Written instruction: Reproduce the listing word for word. Skip any image.

Given information:
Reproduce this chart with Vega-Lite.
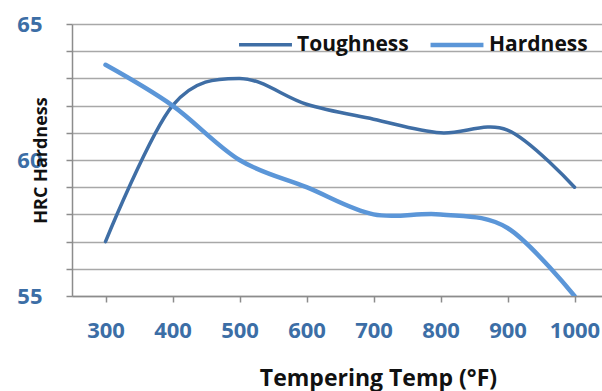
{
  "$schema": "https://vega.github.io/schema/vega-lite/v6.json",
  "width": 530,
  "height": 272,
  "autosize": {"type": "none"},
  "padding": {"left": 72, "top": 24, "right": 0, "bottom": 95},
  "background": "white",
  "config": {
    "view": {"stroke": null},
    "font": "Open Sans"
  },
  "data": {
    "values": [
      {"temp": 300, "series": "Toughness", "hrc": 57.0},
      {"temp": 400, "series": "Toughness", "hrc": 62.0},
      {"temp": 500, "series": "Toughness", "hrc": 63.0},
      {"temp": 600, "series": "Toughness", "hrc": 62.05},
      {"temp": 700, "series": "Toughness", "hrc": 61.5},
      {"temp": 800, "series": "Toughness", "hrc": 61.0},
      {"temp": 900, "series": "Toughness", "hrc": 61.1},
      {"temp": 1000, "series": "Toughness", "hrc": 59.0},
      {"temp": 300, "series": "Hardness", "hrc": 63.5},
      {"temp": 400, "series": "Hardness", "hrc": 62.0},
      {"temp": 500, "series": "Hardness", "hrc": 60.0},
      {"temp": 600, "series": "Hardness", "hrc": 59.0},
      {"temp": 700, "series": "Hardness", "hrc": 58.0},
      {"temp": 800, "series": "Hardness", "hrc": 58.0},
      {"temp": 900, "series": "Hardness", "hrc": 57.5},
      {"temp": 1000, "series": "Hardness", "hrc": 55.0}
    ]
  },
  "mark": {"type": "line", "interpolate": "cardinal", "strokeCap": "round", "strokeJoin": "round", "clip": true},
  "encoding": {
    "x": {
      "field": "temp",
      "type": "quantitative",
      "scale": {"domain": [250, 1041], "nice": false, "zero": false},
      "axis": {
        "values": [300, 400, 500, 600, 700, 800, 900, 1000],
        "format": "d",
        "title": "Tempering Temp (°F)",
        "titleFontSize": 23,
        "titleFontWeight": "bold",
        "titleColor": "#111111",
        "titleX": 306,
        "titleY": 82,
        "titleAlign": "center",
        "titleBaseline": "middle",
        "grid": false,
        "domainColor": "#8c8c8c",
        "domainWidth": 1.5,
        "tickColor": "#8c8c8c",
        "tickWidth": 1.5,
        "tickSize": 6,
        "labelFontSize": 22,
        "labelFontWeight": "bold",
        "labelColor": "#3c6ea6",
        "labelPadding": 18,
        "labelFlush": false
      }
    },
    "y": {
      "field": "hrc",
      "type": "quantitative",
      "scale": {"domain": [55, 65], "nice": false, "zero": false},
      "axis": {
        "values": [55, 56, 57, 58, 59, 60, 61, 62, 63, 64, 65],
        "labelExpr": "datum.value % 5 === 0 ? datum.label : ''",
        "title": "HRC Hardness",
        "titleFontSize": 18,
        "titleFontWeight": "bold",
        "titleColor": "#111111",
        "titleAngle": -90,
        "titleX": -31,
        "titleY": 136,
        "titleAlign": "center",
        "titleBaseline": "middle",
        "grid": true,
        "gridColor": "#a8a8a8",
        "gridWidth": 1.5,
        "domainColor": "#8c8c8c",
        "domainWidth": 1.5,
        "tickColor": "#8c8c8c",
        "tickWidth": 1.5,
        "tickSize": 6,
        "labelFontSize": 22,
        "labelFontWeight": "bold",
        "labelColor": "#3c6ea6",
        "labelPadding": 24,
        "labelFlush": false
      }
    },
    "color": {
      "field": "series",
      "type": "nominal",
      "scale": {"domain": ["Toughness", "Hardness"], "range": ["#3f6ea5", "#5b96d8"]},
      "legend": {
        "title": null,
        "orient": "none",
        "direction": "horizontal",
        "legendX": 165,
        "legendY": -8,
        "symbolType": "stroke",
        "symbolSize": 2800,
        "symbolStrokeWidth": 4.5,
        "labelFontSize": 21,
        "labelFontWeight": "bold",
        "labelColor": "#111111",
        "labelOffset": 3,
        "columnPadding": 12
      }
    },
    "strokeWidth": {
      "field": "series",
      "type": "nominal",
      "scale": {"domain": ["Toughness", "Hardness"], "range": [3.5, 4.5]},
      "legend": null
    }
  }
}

Response to this task:
Reproduce this chart with Vega-Lite.
{
  "$schema": "https://vega.github.io/schema/vega-lite/v6.json",
  "width": 530,
  "height": 272,
  "autosize": {"type": "none"},
  "padding": {"left": 72, "top": 24, "right": 0, "bottom": 95},
  "background": "white",
  "config": {
    "view": {"stroke": null},
    "font": "Open Sans"
  },
  "data": {
    "values": [
      {"temp": 300, "series": "Toughness", "hrc": 57.0},
      {"temp": 400, "series": "Toughness", "hrc": 62.0},
      {"temp": 500, "series": "Toughness", "hrc": 63.0},
      {"temp": 600, "series": "Toughness", "hrc": 62.05},
      {"temp": 700, "series": "Toughness", "hrc": 61.5},
      {"temp": 800, "series": "Toughness", "hrc": 61.0},
      {"temp": 900, "series": "Toughness", "hrc": 61.1},
      {"temp": 1000, "series": "Toughness", "hrc": 59.0},
      {"temp": 300, "series": "Hardness", "hrc": 63.5},
      {"temp": 400, "series": "Hardness", "hrc": 62.0},
      {"temp": 500, "series": "Hardness", "hrc": 60.0},
      {"temp": 600, "series": "Hardness", "hrc": 59.0},
      {"temp": 700, "series": "Hardness", "hrc": 58.0},
      {"temp": 800, "series": "Hardness", "hrc": 58.0},
      {"temp": 900, "series": "Hardness", "hrc": 57.5},
      {"temp": 1000, "series": "Hardness", "hrc": 55.0}
    ]
  },
  "mark": {"type": "line", "interpolate": "cardinal", "strokeCap": "round", "strokeJoin": "round", "clip": true},
  "encoding": {
    "x": {
      "field": "temp",
      "type": "quantitative",
      "scale": {"domain": [250, 1041], "nice": false, "zero": false},
      "axis": {
        "values": [300, 400, 500, 600, 700, 800, 900, 1000],
        "format": "d",
        "title": "Tempering Temp (°F)",
        "titleFontSize": 23,
        "titleFontWeight": "bold",
        "titleColor": "#111111",
        "titleX": 306,
        "titleY": 82,
        "titleAlign": "center",
        "titleBaseline": "middle",
        "grid": false,
        "domainColor": "#8c8c8c",
        "domainWidth": 1.5,
        "tickColor": "#8c8c8c",
        "tickWidth": 1.5,
        "tickSize": 6,
        "labelFontSize": 22,
        "labelFontWeight": "bold",
        "labelColor": "#3c6ea6",
        "labelPadding": 18,
        "labelFlush": false
      }
    },
    "y": {
      "field": "hrc",
      "type": "quantitative",
      "scale": {"domain": [55, 65], "nice": false, "zero": false},
      "axis": {
        "values": [55, 56, 57, 58, 59, 60, 61, 62, 63, 64, 65],
        "labelExpr": "datum.value % 5 === 0 ? datum.label : ''",
        "title": "HRC Hardness",
        "titleFontSize": 18,
        "titleFontWeight": "bold",
        "titleColor": "#111111",
        "titleAngle": -90,
        "titleX": -31,
        "titleY": 136,
        "titleAlign": "center",
        "titleBaseline": "middle",
        "grid": true,
        "gridColor": "#a8a8a8",
        "gridWidth": 1.5,
        "domainColor": "#8c8c8c",
        "domainWidth": 1.5,
        "tickColor": "#8c8c8c",
        "tickWidth": 1.5,
        "tickSize": 6,
        "labelFontSize": 22,
        "labelFontWeight": "bold",
        "labelColor": "#3c6ea6",
        "labelPadding": 24,
        "labelFlush": false
      }
    },
    "color": {
      "field": "series",
      "type": "nominal",
      "scale": {"domain": ["Toughness", "Hardness"], "range": ["#3f6ea5", "#5b96d8"]},
      "legend": {
        "title": null,
        "orient": "none",
        "direction": "horizontal",
        "legendX": 165,
        "legendY": -8,
        "symbolType": "stroke",
        "symbolSize": 2800,
        "symbolStrokeWidth": 4.5,
        "labelFontSize": 21,
        "labelFontWeight": "bold",
        "labelColor": "#111111",
        "labelOffset": 3,
        "columnPadding": 12
      }
    },
    "strokeWidth": {
      "field": "series",
      "type": "nominal",
      "scale": {"domain": ["Toughness", "Hardness"], "range": [3.5, 4.5]},
      "legend": null
    }
  }
}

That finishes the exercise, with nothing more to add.